For a long time, most people thought LGBTQ+ people had no history before Stonewall and the rise of the gay liberation movement in the late 1960s. Or that if there were a longer history, it consisted only of the police repressing isolated people who hid themselves in fear and shame.
When I began the research for my book “Gay New York: Gender, Urban Culture, and the Making of the Gay Male World, 1890-1940,” I knew there had to be more to the story than this. But I didn’t know what I’d find. Or where I’d find it.
So, I headed to my local library, one of the great research libraries of the world, the magnificent, marble-clad New York Public Library on Fifth Avenue at 42nd Street, and spent months in its reading room poring over old manuscripts, organizational records, newspapers and photographs.

It quickly became clear that the records of so-called “anti-vice societies” would be among my richest sources. From 1905 to 1932, one society dispatched secret investigators across the city to inspect saloons, speakeasies, dance halls and tenements they suspected of harboring vice. They were primarily looking for female prostitution, but along the way they periodically stumbled across what they called “perversion.” I read 10,000 of their typewritten reports to find about 200 reports concerning LGBTQ+ life.
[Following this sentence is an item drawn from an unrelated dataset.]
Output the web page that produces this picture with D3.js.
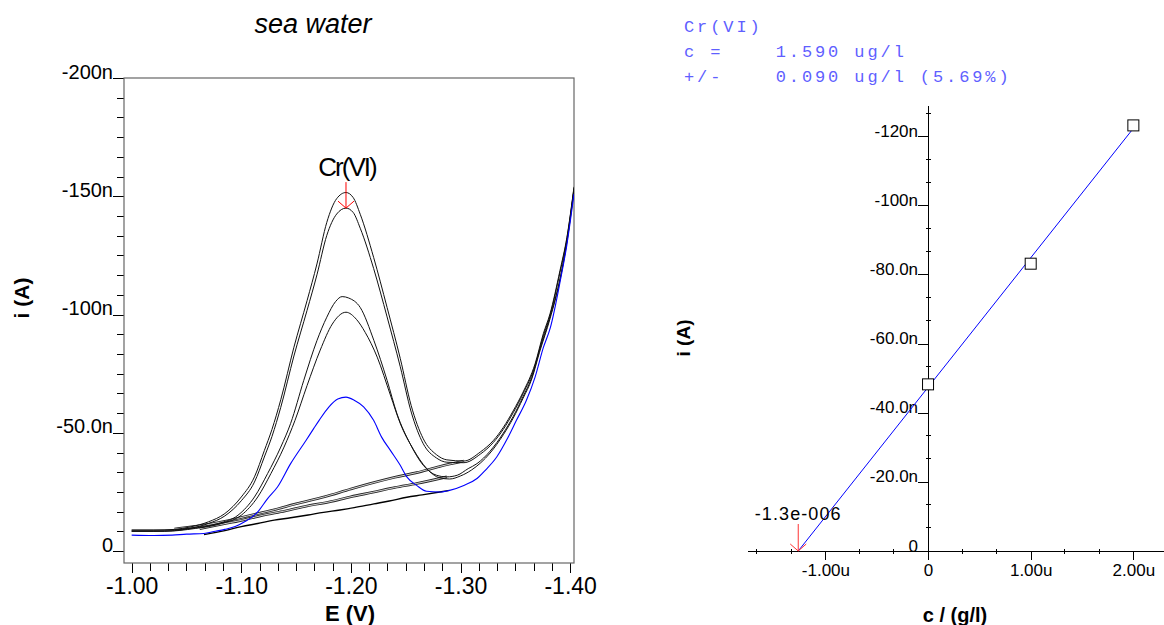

The world those reports revealed was astounding.
At a Brooklyn dance hall in 1912, an investigator observed two “fairies,” known as Elsie and Daisy, partying with a group of young immigrant women, borrowing their powder puffs, singing bawdy songs and dancing together, much to the women’s delight.
In 1928, an investigator visited a Harlem tenement where 15 Black lesbians and gay men were enjoying themselves at what the hostess called a “freakish party.” “The men were dancing with one another,” he reported, “and the women were dancing with one another.” When he asked one guest if she was “a normal, regular girl,” she defiantly replied, “Everybody here is either a bull dagger or a f–, and I am here.”
That same year, other investigators attended a “Fairy Masquerade Ball” in a prominent Harlem ballroom, where they found “approximately 5,000 people, … men attired in women’s clothes, and vice versa.” It was “an annual affair,” they learned, “where the white and colored fairies assemble together with their friends,” along with “a certain respectable element who go there to see the sights.” The ball was so acclaimed that Harlem’s newspapers published flattering stories about it, with drawings depicting the most glamorous gowns.
Rather than cowering in fear, in other words, many LGBTQ+ people boldly claimed their right to live freely. Rather than despising them, many “straight” people celebrated them.
The investigators were shocked. So was I. Here was evidence that LGBTQ+ life was far more visible and accepted in early 20th-century Black and immigrant neighborhoods than I had imagined, despite the policing of the anti-vice societies. This was the story I told in “Gay New York.” I could only tell it because a library had recognized the importance of preserving boxes of yellowing typewritten reports — and countless other records — that one day would make it possible for us to see our history anew.